§ Your task
Here are some records; quote them exactly, leaving out the pictures.

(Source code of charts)
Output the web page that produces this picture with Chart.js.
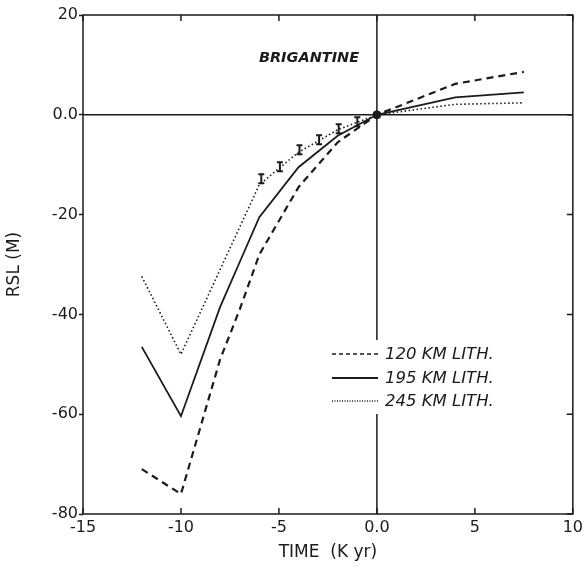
<!DOCTYPE html>
<html>
<head>
<meta charset="utf-8">
<script src="https://cdn.jsdelivr.net/npm/chart.js@4.4.1/dist/chart.umd.min.js"></script>
<style>
  html, body { margin: 0; padding: 0; background: #fff; }
  #wrap { width: 587px; height: 571px; }
</style>
</head>
<body>
<div id="wrap"><canvas id="rsl"></canvas></div>
<script>
// ---------- DATA ----------
const times = [-12, -10, -8, -7, -6, -4, -2, 0, 4, 7.5];
const rsl120 = [-71, -76, -49, -39, -28, -14.5, -5.5, 0, 6.2, 8.6];
const rsl195 = [-46.5, -60.4, -38.5, -29.5, -20.5, -10.5, -4.2, 0, 3.5, 4.5];
const rsl245 = [-32.4, -48, -31, -22.5, -14, -7.5, -3, 0, 2.1, 2.4];

const obsTime = [-5.9, -4.95, -3.95, -2.95, -1.95, -1, 0];
const obsRsl = [-12.8, -10.4, -7, -5, -2.8, -1.4, 0];
const obsErr = [0.9, 0.9, 0.9, 0.9, 0.9, 0.9, 0];

const xTicks = [-15, -10, -5, 0, 5, 10];
const yTicks = [20, 0, -20, -40, -60, -80];

const siteName = "BRIGANTINE";
const seriesNames = ["120 KM LITH.", "195 KM LITH.", "245 KM LITH."];

// ---------- STYLE ----------
const INK = "#1b1b1b";
const FONT = "'DejaVu Sans', sans-serif";

function pts(xs, ys) {
  return xs.map((x, i) => ({ x: x, y: ys[i] }));
}

// frame, zero lines and inward ticks
const framePlugin = {
  id: "frame",
  beforeDatasetsDraw(chart) {
    const { ctx, chartArea: a, scales } = chart;
    const x = scales.x, y = scales.y;
    ctx.save();
    ctx.strokeStyle = INK;
    ctx.lineWidth = 1.5;
    ctx.strokeRect(a.left, a.top, a.right - a.left, a.bottom - a.top);

    const x0 = x.getPixelForValue(0);
    const y0 = y.getPixelForValue(0);
    ctx.beginPath();
    ctx.moveTo(x0, a.top); ctx.lineTo(x0, a.bottom);
    ctx.moveTo(a.left, y0); ctx.lineTo(a.right, y0);
    ctx.stroke();

    // inward tick marks top / bottom / right
    ctx.beginPath();
    xTicks.forEach(v => {
      const px = x.getPixelForValue(v);
      ctx.moveTo(px, a.top); ctx.lineTo(px, a.top + 6);
      ctx.moveTo(px, a.bottom); ctx.lineTo(px, a.bottom - 6);
    });
    yTicks.forEach(v => {
      const py = y.getPixelForValue(v);
      ctx.moveTo(a.right, py); ctx.lineTo(a.right - 6, py);
    });
    ctx.stroke();
    ctx.restore();
  }
};

// error bars on observations
const errorBarPlugin = {
  id: "errorBars",
  afterDatasetsDraw(chart) {
    const { ctx, scales } = chart;
    ctx.save();
    ctx.strokeStyle = INK;
    ctx.lineWidth = 2;
    obsTime.forEach((t, i) => {
      if (!obsErr[i]) return;
      const px = scales.x.getPixelForValue(t);
      const pTop = scales.y.getPixelForValue(obsRsl[i] + obsErr[i]);
      const pBot = scales.y.getPixelForValue(obsRsl[i] - obsErr[i]);
      ctx.beginPath();
      ctx.moveTo(px, pTop); ctx.lineTo(px, pBot);
      ctx.moveTo(px - 3, pTop); ctx.lineTo(px + 3, pTop);
      ctx.moveTo(px - 3, pBot); ctx.lineTo(px + 3, pBot);
      ctx.stroke();
    });
    ctx.restore();
  }
};

// site label and legend inside the plot
const labelPlugin = {
  id: "labels",
  afterDatasetsDraw(chart) {
    const { ctx } = chart;
    ctx.save();
    ctx.fillStyle = INK;
    ctx.font = "italic bold 14.5px " + FONT;
    ctx.textAlign = "center";
    ctx.textBaseline = "middle";
    ctx.fillText(siteName, 309, 58);

    // legend
    const lx = 332, tx = 385, rowY = [354, 378, 401];
    ctx.fillStyle = "#fff";
    ctx.fillRect(326, 340, 195, 74);
    ctx.font = "italic 16.5px " + FONT;
    ctx.textAlign = "left";
    chart.data.datasets.slice(0, 3).forEach((ds, i) => {
      ctx.strokeStyle = INK;
      ctx.lineWidth = i === 1 ? 1.8 : 1.3;
      ctx.setLineDash(i === 0 ? [4, 3] : i === 2 ? [1, 1.5] : []);
      ctx.beginPath();
      ctx.moveTo(lx, rowY[i]); ctx.lineTo(lx + 46, rowY[i]);
      ctx.stroke();
      ctx.setLineDash([]);
      ctx.fillStyle = INK;
      ctx.fillText(ds.label, tx, rowY[i] + 1);
    });
    ctx.restore();
  }
};

const chart = new Chart(document.getElementById("rsl"), {
  type: "line",
  data: {
    datasets: [
      {
        label: seriesNames[0],
        data: pts(times, rsl120),
        borderColor: INK,
        borderWidth: 2.2,
        borderDash: [7, 5],
        pointRadius: 0,
        tension: 0,
        fill: false
      },
      {
        label: seriesNames[1],
        data: pts(times, rsl195),
        borderColor: INK,
        borderWidth: 1.8,
        pointRadius: 0,
        tension: 0,
        fill: false
      },
      {
        label: seriesNames[2],
        data: pts(times, rsl245),
        borderColor: INK,
        borderWidth: 1.6,
        borderDash: [1.5, 2.5],
        pointRadius: 0,
        tension: 0,
        fill: false
      },
      {
        label: "obs",
        data: pts(obsTime, obsRsl),
        showLine: false,
        pointRadius: obsErr.map(e => (e ? 0 : 4)),
        pointBackgroundColor: INK,
        pointBorderColor: INK
      }
    ]
  },
  options: {
    responsive: true,
    maintainAspectRatio: false,
    animation: false,
    events: [],
    layout: { padding: { top: 15, right: 11, left: 0, bottom: 0 } },
    plugins: {
      legend: { display: false },
      tooltip: { enabled: false }
    },
    scales: {
      x: {
        type: "linear",
        min: -15,
        max: 10,
        afterBuildTicks: s => { s.ticks = xTicks.map(v => ({ value: v })); },
        afterFit: s => { s.height = 57; },
        ticks: {
          color: INK,
          font: { family: FONT, size: 16 },
          padding: 4,
          maxRotation: 0,
          callback: v => (v === 0 ? "0.0" : String(v))
        },
        grid: { drawOnChartArea: false, drawTicks: false },
        border: { display: false },
        title: {
          display: true,
          text: "TIME  (K yr)",
          color: INK,
          font: { family: FONT, size: 17 },
          padding: { top: 2, bottom: 8 }
        }
      },
      y: {
        min: -80,
        max: 20,
        afterBuildTicks: s => { s.ticks = yTicks.map(v => ({ value: v })); },
        afterFit: s => { s.width = 83; },
        ticks: {
          color: INK,
          font: { family: FONT, size: 16 },
          padding: 1,
          callback: v => (v === 0 ? "0.0" : String(v))
        },
        grid: { drawOnChartArea: false, drawTicks: true, tickLength: 4, tickColor: INK, tickWidth: 1.5 },
        border: { display: false },
        title: {
          display: true,
          text: "RSL (M)",
          color: INK,
          font: { family: FONT, size: 17 },
          padding: { top: 4, bottom: 0 }
        }
      }
    }
  },
  plugins: [framePlugin, errorBarPlugin, labelPlugin]
});
</script>
</body>
</html>
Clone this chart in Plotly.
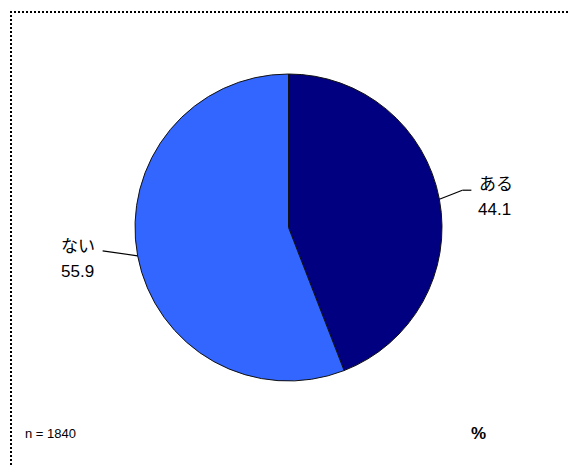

§ Exercise answer
Output the web page that produces this picture with Chart.js.
<!DOCTYPE html>
<html>
<head>
<meta charset="utf-8">
<script src="https://cdn.jsdelivr.net/npm/chart.js@4.4.1/dist/chart.umd.min.js"></script>
<style>
  html, body { margin: 0; padding: 0; background: #fff; }
  #wrap { width: 587px; height: 571px; }
</style>
</head>
<body>
<div id="wrap"><canvas id="rsl"></canvas></div>
<script>
// ---------- DATA ----------
const times = [-12, -10, -8, -7, -6, -4, -2, 0, 4, 7.5];
const rsl120 = [-71, -76, -49, -39, -28, -14.5, -5.5, 0, 6.2, 8.6];
const rsl195 = [-46.5, -60.4, -38.5, -29.5, -20.5, -10.5, -4.2, 0, 3.5, 4.5];
const rsl245 = [-32.4, -48, -31, -22.5, -14, -7.5, -3, 0, 2.1, 2.4];

const obsTime = [-5.9, -4.95, -3.95, -2.95, -1.95, -1, 0];
const obsRsl = [-12.8, -10.4, -7, -5, -2.8, -1.4, 0];
const obsErr = [0.9, 0.9, 0.9, 0.9, 0.9, 0.9, 0];

const xTicks = [-15, -10, -5, 0, 5, 10];
const yTicks = [20, 0, -20, -40, -60, -80];

const siteName = "BRIGANTINE";
const seriesNames = ["120 KM LITH.", "195 KM LITH.", "245 KM LITH."];

// ---------- STYLE ----------
const INK = "#1b1b1b";
const FONT = "'DejaVu Sans', sans-serif";

function pts(xs, ys) {
  return xs.map((x, i) => ({ x: x, y: ys[i] }));
}

// frame, zero lines and inward ticks
const framePlugin = {
  id: "frame",
  beforeDatasetsDraw(chart) {
    const { ctx, chartArea: a, scales } = chart;
    const x = scales.x, y = scales.y;
    ctx.save();
    ctx.strokeStyle = INK;
    ctx.lineWidth = 1.5;
    ctx.strokeRect(a.left, a.top, a.right - a.left, a.bottom - a.top);

    const x0 = x.getPixelForValue(0);
    const y0 = y.getPixelForValue(0);
    ctx.beginPath();
    ctx.moveTo(x0, a.top); ctx.lineTo(x0, a.bottom);
    ctx.moveTo(a.left, y0); ctx.lineTo(a.right, y0);
    ctx.stroke();

    // inward tick marks top / bottom / right
    ctx.beginPath();
    xTicks.forEach(v => {
      const px = x.getPixelForValue(v);
      ctx.moveTo(px, a.top); ctx.lineTo(px, a.top + 6);
      ctx.moveTo(px, a.bottom); ctx.lineTo(px, a.bottom - 6);
    });
    yTicks.forEach(v => {
      const py = y.getPixelForValue(v);
      ctx.moveTo(a.right, py); ctx.lineTo(a.right - 6, py);
    });
    ctx.stroke();
    ctx.restore();
  }
};

// error bars on observations
const errorBarPlugin = {
  id: "errorBars",
  afterDatasetsDraw(chart) {
    const { ctx, scales } = chart;
    ctx.save();
    ctx.strokeStyle = INK;
    ctx.lineWidth = 2;
    obsTime.forEach((t, i) => {
      if (!obsErr[i]) return;
      const px = scales.x.getPixelForValue(t);
      const pTop = scales.y.getPixelForValue(obsRsl[i] + obsErr[i]);
      const pBot = scales.y.getPixelForValue(obsRsl[i] - obsErr[i]);
      ctx.beginPath();
      ctx.moveTo(px, pTop); ctx.lineTo(px, pBot);
      ctx.moveTo(px - 3, pTop); ctx.lineTo(px + 3, pTop);
      ctx.moveTo(px - 3, pBot); ctx.lineTo(px + 3, pBot);
      ctx.stroke();
    });
    ctx.restore();
  }
};

// site label and legend inside the plot
const labelPlugin = {
  id: "labels",
  afterDatasetsDraw(chart) {
    const { ctx } = chart;
    ctx.save();
    ctx.fillStyle = INK;
    ctx.font = "italic bold 14.5px " + FONT;
    ctx.textAlign = "center";
    ctx.textBaseline = "middle";
    ctx.fillText(siteName, 309, 58);

    // legend
    const lx = 332, tx = 385, rowY = [354, 378, 401];
    ctx.fillStyle = "#fff";
    ctx.fillRect(326, 340, 195, 74);
    ctx.font = "italic 16.5px " + FONT;
    ctx.textAlign = "left";
    chart.data.datasets.slice(0, 3).forEach((ds, i) => {
      ctx.strokeStyle = INK;
      ctx.lineWidth = i === 1 ? 1.8 : 1.3;
      ctx.setLineDash(i === 0 ? [4, 3] : i === 2 ? [1, 1.5] : []);
      ctx.beginPath();
      ctx.moveTo(lx, rowY[i]); ctx.lineTo(lx + 46, rowY[i]);
      ctx.stroke();
      ctx.setLineDash([]);
      ctx.fillStyle = INK;
      ctx.fillText(ds.label, tx, rowY[i] + 1);
    });
    ctx.restore();
  }
};

const chart = new Chart(document.getElementById("rsl"), {
  type: "line",
  data: {
    datasets: [
      {
        label: seriesNames[0],
        data: pts(times, rsl120),
        borderColor: INK,
        borderWidth: 2.2,
        borderDash: [7, 5],
        pointRadius: 0,
        tension: 0,
        fill: false
      },
      {
        label: seriesNames[1],
        data: pts(times, rsl195),
        borderColor: INK,
        borderWidth: 1.8,
        pointRadius: 0,
        tension: 0,
        fill: false
      },
      {
        label: seriesNames[2],
        data: pts(times, rsl245),
        borderColor: INK,
        borderWidth: 1.6,
        borderDash: [1.5, 2.5],
        pointRadius: 0,
        tension: 0,
        fill: false
      },
      {
        label: "obs",
        data: pts(obsTime, obsRsl),
        showLine: false,
        pointRadius: obsErr.map(e => (e ? 0 : 4)),
        pointBackgroundColor: INK,
        pointBorderColor: INK
      }
    ]
  },
  options: {
    responsive: true,
    maintainAspectRatio: false,
    animation: false,
    events: [],
    layout: { padding: { top: 15, right: 11, left: 0, bottom: 0 } },
    plugins: {
      legend: { display: false },
      tooltip: { enabled: false }
    },
    scales: {
      x: {
        type: "linear",
        min: -15,
        max: 10,
        afterBuildTicks: s => { s.ticks = xTicks.map(v => ({ value: v })); },
        afterFit: s => { s.height = 57; },
        ticks: {
          color: INK,
          font: { family: FONT, size: 16 },
          padding: 4,
          maxRotation: 0,
          callback: v => (v === 0 ? "0.0" : String(v))
        },
        grid: { drawOnChartArea: false, drawTicks: false },
        border: { display: false },
        title: {
          display: true,
          text: "TIME  (K yr)",
          color: INK,
          font: { family: FONT, size: 17 },
          padding: { top: 2, bottom: 8 }
        }
      },
      y: {
        min: -80,
        max: 20,
        afterBuildTicks: s => { s.ticks = yTicks.map(v => ({ value: v })); },
        afterFit: s => { s.width = 83; },
        ticks: {
          color: INK,
          font: { family: FONT, size: 16 },
          padding: 1,
          callback: v => (v === 0 ? "0.0" : String(v))
        },
        grid: { drawOnChartArea: false, drawTicks: true, tickLength: 4, tickColor: INK, tickWidth: 1.5 },
        border: { display: false },
        title: {
          display: true,
          text: "RSL (M)",
          color: INK,
          font: { family: FONT, size: 17 },
          padding: { top: 4, bottom: 0 }
        }
      }
    }
  },
  plugins: [framePlugin, errorBarPlugin, labelPlugin]
});
</script>
</body>
</html>
Clone this chart in Plotly.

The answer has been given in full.